Around this same time, a group of other talented players began to arrive on the poker scene, including Layne Flack, Daniel Negreanu, John Juanda, and Phil IveyThis group has since gone on to be known as the “Young Guns.”  All of these players credit each other in some ways with the successes they have had.  They would routinely play a session of poker then go to a restaurant or bar and stay until sunrise talking about certain hands they had played.  They might not have known it at the time, but it was an invaluable experience they were afforded because they all happened to descend upon Las Vegas at the same time in poker tournaments.   

Despite the talented friends, it would still take a little more work for Cunningham to be noticed by the entire poker world.  The year 2000 would start Cunningham’s progression to doing just that.  That year he placed in five separate events, including second in the $5,000 Limit Omaha Hi/Lo event for $113,850, his first career five figure score.  In 2001 his success continued, as he took down his first WSOP bracelet, winning the $5,000 buy-in Seven Card Stud event for $201,760.  In that year he also placed in three other events, included in those were two final tables.

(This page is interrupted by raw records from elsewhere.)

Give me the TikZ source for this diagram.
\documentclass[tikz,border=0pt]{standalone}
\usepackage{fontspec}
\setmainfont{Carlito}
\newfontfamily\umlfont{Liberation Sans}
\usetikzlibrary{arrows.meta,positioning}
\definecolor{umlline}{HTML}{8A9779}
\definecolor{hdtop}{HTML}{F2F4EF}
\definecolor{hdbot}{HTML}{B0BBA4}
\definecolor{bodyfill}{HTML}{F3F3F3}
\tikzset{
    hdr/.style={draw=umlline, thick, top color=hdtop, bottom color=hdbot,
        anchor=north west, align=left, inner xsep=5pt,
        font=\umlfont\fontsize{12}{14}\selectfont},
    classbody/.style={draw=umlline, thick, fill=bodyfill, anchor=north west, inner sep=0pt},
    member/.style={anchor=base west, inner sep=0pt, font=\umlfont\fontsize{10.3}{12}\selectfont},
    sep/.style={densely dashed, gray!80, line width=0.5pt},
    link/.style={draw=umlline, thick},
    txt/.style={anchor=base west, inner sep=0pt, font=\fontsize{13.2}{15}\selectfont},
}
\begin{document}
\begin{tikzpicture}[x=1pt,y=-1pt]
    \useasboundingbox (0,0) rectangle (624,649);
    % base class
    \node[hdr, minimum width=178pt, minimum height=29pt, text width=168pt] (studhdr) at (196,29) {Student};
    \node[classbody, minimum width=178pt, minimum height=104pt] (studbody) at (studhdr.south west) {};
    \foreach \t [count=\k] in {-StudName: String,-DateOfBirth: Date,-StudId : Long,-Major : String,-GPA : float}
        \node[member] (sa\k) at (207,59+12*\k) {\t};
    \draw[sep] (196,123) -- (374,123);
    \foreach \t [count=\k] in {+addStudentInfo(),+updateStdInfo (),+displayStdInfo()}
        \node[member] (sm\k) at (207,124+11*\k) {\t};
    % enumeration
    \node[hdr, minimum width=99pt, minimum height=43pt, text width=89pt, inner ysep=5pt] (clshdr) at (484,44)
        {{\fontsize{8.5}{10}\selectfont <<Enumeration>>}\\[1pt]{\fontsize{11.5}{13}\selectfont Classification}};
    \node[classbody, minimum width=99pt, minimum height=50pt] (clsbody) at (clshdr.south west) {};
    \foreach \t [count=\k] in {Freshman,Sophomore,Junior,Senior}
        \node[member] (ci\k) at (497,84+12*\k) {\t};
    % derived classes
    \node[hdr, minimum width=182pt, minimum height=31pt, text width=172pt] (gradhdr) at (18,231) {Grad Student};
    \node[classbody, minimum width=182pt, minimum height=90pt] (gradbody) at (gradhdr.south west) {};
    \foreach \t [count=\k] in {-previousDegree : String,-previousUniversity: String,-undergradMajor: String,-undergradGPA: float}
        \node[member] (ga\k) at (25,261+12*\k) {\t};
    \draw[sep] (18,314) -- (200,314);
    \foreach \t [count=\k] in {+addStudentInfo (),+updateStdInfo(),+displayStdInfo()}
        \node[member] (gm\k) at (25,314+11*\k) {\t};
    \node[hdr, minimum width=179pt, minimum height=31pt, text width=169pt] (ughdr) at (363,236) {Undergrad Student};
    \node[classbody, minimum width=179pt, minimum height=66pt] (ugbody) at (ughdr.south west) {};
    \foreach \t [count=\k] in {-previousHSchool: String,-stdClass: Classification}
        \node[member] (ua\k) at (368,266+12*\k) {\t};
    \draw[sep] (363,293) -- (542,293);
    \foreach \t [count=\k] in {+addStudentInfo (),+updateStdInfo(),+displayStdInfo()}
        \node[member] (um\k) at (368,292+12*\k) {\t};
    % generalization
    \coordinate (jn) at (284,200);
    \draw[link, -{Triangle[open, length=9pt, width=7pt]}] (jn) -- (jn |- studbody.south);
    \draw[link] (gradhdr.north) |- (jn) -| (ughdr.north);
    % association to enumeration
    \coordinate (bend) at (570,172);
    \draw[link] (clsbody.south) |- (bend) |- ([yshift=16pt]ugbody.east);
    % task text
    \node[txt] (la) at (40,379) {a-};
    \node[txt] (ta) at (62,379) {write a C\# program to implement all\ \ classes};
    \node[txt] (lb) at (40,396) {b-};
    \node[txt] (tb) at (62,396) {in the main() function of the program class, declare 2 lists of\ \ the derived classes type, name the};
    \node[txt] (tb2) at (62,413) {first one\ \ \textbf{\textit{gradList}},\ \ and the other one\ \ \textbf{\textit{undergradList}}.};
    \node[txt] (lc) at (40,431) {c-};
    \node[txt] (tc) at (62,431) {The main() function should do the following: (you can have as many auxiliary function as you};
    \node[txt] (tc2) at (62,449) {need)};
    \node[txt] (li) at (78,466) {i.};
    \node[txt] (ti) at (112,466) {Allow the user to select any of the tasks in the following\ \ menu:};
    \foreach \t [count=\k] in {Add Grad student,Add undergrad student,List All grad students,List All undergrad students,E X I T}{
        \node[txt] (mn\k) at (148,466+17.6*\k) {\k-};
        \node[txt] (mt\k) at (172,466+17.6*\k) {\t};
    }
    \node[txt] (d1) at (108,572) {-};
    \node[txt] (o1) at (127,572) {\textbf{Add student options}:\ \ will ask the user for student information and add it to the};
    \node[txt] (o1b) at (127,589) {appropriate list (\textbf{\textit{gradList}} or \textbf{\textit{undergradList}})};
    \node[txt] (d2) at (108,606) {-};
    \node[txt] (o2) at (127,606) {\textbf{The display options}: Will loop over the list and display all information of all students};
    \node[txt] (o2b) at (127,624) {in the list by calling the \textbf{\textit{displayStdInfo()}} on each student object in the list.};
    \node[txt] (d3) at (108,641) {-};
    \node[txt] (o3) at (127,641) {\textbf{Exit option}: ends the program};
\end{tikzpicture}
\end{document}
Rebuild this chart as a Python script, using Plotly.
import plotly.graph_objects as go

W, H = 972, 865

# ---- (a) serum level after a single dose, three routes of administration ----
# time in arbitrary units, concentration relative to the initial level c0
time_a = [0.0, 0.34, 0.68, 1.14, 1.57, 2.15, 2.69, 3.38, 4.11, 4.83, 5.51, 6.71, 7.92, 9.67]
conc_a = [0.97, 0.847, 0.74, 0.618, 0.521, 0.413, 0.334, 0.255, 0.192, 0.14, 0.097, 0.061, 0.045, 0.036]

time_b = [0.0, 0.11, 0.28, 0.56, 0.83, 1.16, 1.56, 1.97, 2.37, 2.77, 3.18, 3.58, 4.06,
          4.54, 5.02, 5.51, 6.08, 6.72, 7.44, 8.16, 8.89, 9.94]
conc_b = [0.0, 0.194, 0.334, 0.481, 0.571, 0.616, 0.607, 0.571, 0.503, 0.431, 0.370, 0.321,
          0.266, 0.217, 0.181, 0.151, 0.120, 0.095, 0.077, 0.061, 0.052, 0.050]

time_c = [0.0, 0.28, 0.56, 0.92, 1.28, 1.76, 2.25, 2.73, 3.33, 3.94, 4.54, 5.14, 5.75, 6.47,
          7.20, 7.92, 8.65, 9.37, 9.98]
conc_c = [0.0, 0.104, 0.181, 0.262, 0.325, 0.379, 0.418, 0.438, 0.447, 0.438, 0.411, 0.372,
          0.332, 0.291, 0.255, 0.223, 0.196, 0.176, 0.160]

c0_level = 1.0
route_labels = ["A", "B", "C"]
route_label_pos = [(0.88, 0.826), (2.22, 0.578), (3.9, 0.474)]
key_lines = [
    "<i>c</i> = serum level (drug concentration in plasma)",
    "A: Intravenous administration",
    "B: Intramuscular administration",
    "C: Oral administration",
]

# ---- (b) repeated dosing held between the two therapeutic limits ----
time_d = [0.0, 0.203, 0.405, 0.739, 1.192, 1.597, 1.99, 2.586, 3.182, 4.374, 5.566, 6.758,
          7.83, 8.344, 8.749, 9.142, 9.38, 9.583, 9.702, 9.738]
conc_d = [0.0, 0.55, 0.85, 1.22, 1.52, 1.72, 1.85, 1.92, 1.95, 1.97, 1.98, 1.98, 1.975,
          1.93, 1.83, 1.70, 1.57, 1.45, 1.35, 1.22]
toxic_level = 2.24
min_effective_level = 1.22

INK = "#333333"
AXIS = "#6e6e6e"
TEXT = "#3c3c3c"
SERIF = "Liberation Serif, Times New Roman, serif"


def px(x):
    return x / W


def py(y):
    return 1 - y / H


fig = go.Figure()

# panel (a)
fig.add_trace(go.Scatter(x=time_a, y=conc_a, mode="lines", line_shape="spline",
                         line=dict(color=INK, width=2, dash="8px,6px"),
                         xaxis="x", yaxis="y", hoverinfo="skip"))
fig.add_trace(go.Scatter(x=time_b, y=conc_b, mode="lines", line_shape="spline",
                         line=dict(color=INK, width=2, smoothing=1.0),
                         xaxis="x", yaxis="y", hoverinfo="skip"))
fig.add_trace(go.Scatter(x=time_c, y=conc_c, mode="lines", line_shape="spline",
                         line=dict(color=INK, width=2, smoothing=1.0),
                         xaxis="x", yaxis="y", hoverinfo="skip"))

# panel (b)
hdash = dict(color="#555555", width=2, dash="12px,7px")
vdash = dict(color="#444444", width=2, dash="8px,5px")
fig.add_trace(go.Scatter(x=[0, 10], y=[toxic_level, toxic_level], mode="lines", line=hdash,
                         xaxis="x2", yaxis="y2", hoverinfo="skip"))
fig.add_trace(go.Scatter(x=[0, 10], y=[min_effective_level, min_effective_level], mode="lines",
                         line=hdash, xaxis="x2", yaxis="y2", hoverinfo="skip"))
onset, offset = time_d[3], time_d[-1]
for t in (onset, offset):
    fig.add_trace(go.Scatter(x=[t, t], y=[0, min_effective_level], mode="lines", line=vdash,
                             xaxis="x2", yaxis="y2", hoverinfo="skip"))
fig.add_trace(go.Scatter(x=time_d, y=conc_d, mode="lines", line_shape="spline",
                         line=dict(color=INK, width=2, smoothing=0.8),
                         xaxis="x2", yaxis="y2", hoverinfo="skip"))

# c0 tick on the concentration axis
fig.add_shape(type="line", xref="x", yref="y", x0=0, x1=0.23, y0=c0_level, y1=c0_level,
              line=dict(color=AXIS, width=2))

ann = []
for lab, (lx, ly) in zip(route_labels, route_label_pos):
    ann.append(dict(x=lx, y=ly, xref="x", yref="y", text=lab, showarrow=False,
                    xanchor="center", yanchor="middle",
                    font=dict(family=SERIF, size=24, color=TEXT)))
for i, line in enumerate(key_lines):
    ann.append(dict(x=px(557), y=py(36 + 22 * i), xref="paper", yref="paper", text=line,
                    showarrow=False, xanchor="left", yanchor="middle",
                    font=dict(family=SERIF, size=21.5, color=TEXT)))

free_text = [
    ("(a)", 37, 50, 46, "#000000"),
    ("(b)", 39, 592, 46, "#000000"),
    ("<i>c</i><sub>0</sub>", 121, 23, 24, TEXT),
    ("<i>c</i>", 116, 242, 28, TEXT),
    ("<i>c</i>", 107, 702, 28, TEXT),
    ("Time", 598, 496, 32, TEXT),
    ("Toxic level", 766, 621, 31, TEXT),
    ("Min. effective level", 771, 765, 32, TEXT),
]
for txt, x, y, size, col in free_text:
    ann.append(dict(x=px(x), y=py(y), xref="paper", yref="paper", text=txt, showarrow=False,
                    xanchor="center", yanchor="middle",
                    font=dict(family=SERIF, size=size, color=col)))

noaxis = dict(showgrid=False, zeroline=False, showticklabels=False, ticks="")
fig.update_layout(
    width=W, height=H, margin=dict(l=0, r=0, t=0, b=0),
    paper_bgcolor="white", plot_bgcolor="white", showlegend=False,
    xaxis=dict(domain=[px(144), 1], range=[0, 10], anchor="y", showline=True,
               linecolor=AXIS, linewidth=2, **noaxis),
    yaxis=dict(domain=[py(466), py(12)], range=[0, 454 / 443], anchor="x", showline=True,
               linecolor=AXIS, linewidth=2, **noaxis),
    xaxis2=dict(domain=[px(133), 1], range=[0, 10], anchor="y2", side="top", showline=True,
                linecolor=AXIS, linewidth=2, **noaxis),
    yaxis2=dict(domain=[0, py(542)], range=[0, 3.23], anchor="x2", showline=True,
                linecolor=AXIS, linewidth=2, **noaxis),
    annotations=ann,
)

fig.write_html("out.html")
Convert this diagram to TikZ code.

Starting in 2005, Cunningham won a bracelet in three consecutive years at the WSOP putting him in a very select and prestigious group, including Johnny Moss, Doyle Brunson, Bill Boyd, Gary Berland, and Erik Seidel.  In 2004 he won the $1,500 No Limit Hold’em event, the next year he took down the $1,000 No Limit Hold’em w/rebuys, and in 2007 it was the $5,000 Pot Limit Hold’em event that gave him his fifth, and at the moment, his last bracelet.  Included in this run and his entire history of the WSOP he has placed in 39 events at the WSOP.  Additionally he has made it to the money in 11 World Poker Tour events, including fourth in the $10,000 buy-in No Limit Hold’em Championship event at the 2005 World Poker Championship.  To date, Cunningham is in 5th place in history of the most money made in tournament history, at just over 10 million dollars.  

As mentioned Cunningham is known for taking an analytical approach to poker, but he is also known as being nothing short of a gentleman at the table.  In even some of his more brutal elimination hands he has also taken it in stride, knowing there is always another game around the corner.  It might also help that he has that nice 10 million dollar cushion to fall back on, not including how much he’s won as being a constant winner at cash games.  

Cunningham’s recent successes include winning the inaugural National Poker League Vegas Open Championship Main Event in December of 2007.  In May of 2008, Cunningham continued his winning ways, winning a WSOP circuit event at Caesar’s Palace for just under $500,000.

Cunningham is a member of the Full Tilt Poker, where he can be seen participating in the biggest cash games and tournaments they have to offer.  Speaking of cash games, Cunningham continues to excel in them just like he did when he first started playing poker, only now for much larger amounts of money, including routinely sitting in at the biggest cash game in the world at the Bellagio.

Although he has yet to win the Main Event at the WSOP he did have a huge score in it when he finished fourth in it at the 2006 event for a huge score of over 3.6 million dollars.  While it’s debatable in this age of poker if winning the Main Event really means you are the best player, it isn’t debatable that Cunningham is one of the best players in the world today.